### Dataset rows

>> start

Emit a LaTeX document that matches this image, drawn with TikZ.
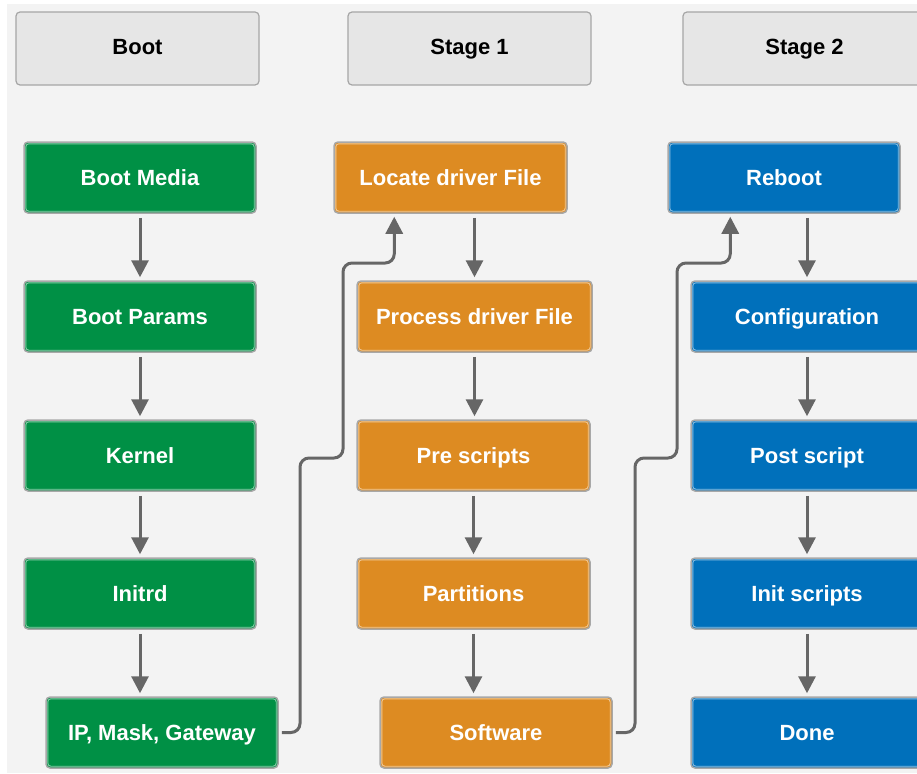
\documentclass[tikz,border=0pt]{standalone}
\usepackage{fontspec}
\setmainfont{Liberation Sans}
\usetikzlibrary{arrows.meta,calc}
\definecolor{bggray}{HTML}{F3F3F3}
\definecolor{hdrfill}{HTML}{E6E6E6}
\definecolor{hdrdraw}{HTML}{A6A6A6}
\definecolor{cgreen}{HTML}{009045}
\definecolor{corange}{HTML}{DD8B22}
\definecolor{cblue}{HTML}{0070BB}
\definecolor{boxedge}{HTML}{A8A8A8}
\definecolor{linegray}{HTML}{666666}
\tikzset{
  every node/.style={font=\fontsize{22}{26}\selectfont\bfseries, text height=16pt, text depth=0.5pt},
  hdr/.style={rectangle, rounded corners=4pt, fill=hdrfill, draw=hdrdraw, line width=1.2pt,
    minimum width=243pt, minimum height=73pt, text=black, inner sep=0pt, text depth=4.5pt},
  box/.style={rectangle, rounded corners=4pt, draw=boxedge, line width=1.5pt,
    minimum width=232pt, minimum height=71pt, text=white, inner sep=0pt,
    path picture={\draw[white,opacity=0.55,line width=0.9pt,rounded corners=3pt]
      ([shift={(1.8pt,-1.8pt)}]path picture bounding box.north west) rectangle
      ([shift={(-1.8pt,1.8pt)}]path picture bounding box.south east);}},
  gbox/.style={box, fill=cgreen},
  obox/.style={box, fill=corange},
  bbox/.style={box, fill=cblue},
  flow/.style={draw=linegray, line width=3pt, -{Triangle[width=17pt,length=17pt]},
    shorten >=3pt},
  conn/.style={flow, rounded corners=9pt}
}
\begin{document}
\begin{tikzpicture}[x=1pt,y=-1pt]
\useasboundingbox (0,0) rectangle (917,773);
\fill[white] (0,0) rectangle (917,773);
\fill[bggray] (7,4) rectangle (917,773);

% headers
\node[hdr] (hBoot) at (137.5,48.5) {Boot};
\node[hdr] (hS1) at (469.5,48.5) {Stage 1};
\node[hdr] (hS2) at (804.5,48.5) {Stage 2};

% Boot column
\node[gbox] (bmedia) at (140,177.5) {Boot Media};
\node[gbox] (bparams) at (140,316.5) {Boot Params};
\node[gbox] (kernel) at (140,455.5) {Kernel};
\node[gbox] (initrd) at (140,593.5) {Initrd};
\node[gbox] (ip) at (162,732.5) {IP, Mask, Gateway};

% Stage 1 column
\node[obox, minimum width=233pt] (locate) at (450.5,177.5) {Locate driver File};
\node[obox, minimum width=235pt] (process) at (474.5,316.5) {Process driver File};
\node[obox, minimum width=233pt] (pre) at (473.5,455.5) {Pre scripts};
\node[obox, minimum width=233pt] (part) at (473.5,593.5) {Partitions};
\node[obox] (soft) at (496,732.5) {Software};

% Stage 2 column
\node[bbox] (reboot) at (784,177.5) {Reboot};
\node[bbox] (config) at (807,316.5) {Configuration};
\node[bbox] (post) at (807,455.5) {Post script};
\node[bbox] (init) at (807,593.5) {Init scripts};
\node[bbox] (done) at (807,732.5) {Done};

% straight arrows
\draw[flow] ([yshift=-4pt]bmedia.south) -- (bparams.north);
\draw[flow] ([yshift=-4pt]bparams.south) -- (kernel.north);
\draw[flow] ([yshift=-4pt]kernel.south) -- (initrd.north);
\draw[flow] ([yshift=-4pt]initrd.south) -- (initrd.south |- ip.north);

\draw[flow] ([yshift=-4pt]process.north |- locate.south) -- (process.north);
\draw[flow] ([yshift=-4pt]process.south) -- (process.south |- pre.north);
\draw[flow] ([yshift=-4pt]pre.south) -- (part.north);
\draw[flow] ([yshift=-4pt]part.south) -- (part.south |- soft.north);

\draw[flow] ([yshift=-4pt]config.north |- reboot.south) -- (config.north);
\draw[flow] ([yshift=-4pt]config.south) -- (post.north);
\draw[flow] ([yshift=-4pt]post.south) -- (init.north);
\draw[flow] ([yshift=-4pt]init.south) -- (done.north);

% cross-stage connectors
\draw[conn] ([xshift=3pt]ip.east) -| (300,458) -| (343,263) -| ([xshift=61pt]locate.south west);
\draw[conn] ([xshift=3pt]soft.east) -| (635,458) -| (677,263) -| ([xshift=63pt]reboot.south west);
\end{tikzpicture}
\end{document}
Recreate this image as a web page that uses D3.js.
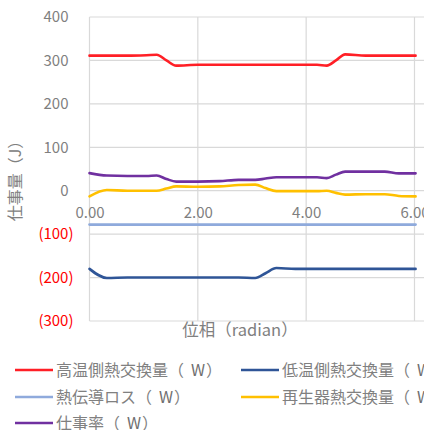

>> end

### What is needed
Do not include images; quote all of the entries above exactly.

### Expected answer
Emit a LaTeX document that matches this image, drawn with TikZ.
\documentclass[tikz,border=0pt]{standalone}
\usepackage{fontspec}
\setmainfont{Liberation Sans}
\usetikzlibrary{arrows.meta,calc}
\definecolor{bggray}{HTML}{F3F3F3}
\definecolor{hdrfill}{HTML}{E6E6E6}
\definecolor{hdrdraw}{HTML}{A6A6A6}
\definecolor{cgreen}{HTML}{009045}
\definecolor{corange}{HTML}{DD8B22}
\definecolor{cblue}{HTML}{0070BB}
\definecolor{boxedge}{HTML}{A8A8A8}
\definecolor{linegray}{HTML}{666666}
\tikzset{
  every node/.style={font=\fontsize{22}{26}\selectfont\bfseries, text height=16pt, text depth=0.5pt},
  hdr/.style={rectangle, rounded corners=4pt, fill=hdrfill, draw=hdrdraw, line width=1.2pt,
    minimum width=243pt, minimum height=73pt, text=black, inner sep=0pt, text depth=4.5pt},
  box/.style={rectangle, rounded corners=4pt, draw=boxedge, line width=1.5pt,
    minimum width=232pt, minimum height=71pt, text=white, inner sep=0pt,
    path picture={\draw[white,opacity=0.55,line width=0.9pt,rounded corners=3pt]
      ([shift={(1.8pt,-1.8pt)}]path picture bounding box.north west) rectangle
      ([shift={(-1.8pt,1.8pt)}]path picture bounding box.south east);}},
  gbox/.style={box, fill=cgreen},
  obox/.style={box, fill=corange},
  bbox/.style={box, fill=cblue},
  flow/.style={draw=linegray, line width=3pt, -{Triangle[width=17pt,length=17pt]},
    shorten >=3pt},
  conn/.style={flow, rounded corners=9pt}
}
\begin{document}
\begin{tikzpicture}[x=1pt,y=-1pt]
\useasboundingbox (0,0) rectangle (917,773);
\fill[white] (0,0) rectangle (917,773);
\fill[bggray] (7,4) rectangle (917,773);

% headers
\node[hdr] (hBoot) at (137.5,48.5) {Boot};
\node[hdr] (hS1) at (469.5,48.5) {Stage 1};
\node[hdr] (hS2) at (804.5,48.5) {Stage 2};

% Boot column
\node[gbox] (bmedia) at (140,177.5) {Boot Media};
\node[gbox] (bparams) at (140,316.5) {Boot Params};
\node[gbox] (kernel) at (140,455.5) {Kernel};
\node[gbox] (initrd) at (140,593.5) {Initrd};
\node[gbox] (ip) at (162,732.5) {IP, Mask, Gateway};

% Stage 1 column
\node[obox, minimum width=233pt] (locate) at (450.5,177.5) {Locate driver File};
\node[obox, minimum width=235pt] (process) at (474.5,316.5) {Process driver File};
\node[obox, minimum width=233pt] (pre) at (473.5,455.5) {Pre scripts};
\node[obox, minimum width=233pt] (part) at (473.5,593.5) {Partitions};
\node[obox] (soft) at (496,732.5) {Software};

% Stage 2 column
\node[bbox] (reboot) at (784,177.5) {Reboot};
\node[bbox] (config) at (807,316.5) {Configuration};
\node[bbox] (post) at (807,455.5) {Post script};
\node[bbox] (init) at (807,593.5) {Init scripts};
\node[bbox] (done) at (807,732.5) {Done};

% straight arrows
\draw[flow] ([yshift=-4pt]bmedia.south) -- (bparams.north);
\draw[flow] ([yshift=-4pt]bparams.south) -- (kernel.north);
\draw[flow] ([yshift=-4pt]kernel.south) -- (initrd.north);
\draw[flow] ([yshift=-4pt]initrd.south) -- (initrd.south |- ip.north);

\draw[flow] ([yshift=-4pt]process.north |- locate.south) -- (process.north);
\draw[flow] ([yshift=-4pt]process.south) -- (process.south |- pre.north);
\draw[flow] ([yshift=-4pt]pre.south) -- (part.north);
\draw[flow] ([yshift=-4pt]part.south) -- (part.south |- soft.north);

\draw[flow] ([yshift=-4pt]config.north |- reboot.south) -- (config.north);
\draw[flow] ([yshift=-4pt]config.south) -- (post.north);
\draw[flow] ([yshift=-4pt]post.south) -- (init.north);
\draw[flow] ([yshift=-4pt]init.south) -- (done.north);

% cross-stage connectors
\draw[conn] ([xshift=3pt]ip.east) -| (300,458) -| (343,263) -| ([xshift=61pt]locate.south west);
\draw[conn] ([xshift=3pt]soft.east) -| (635,458) -| (677,263) -| ([xshift=63pt]reboot.south west);
\end{tikzpicture}
\end{document}
Recreate this image as a web page that uses D3.js.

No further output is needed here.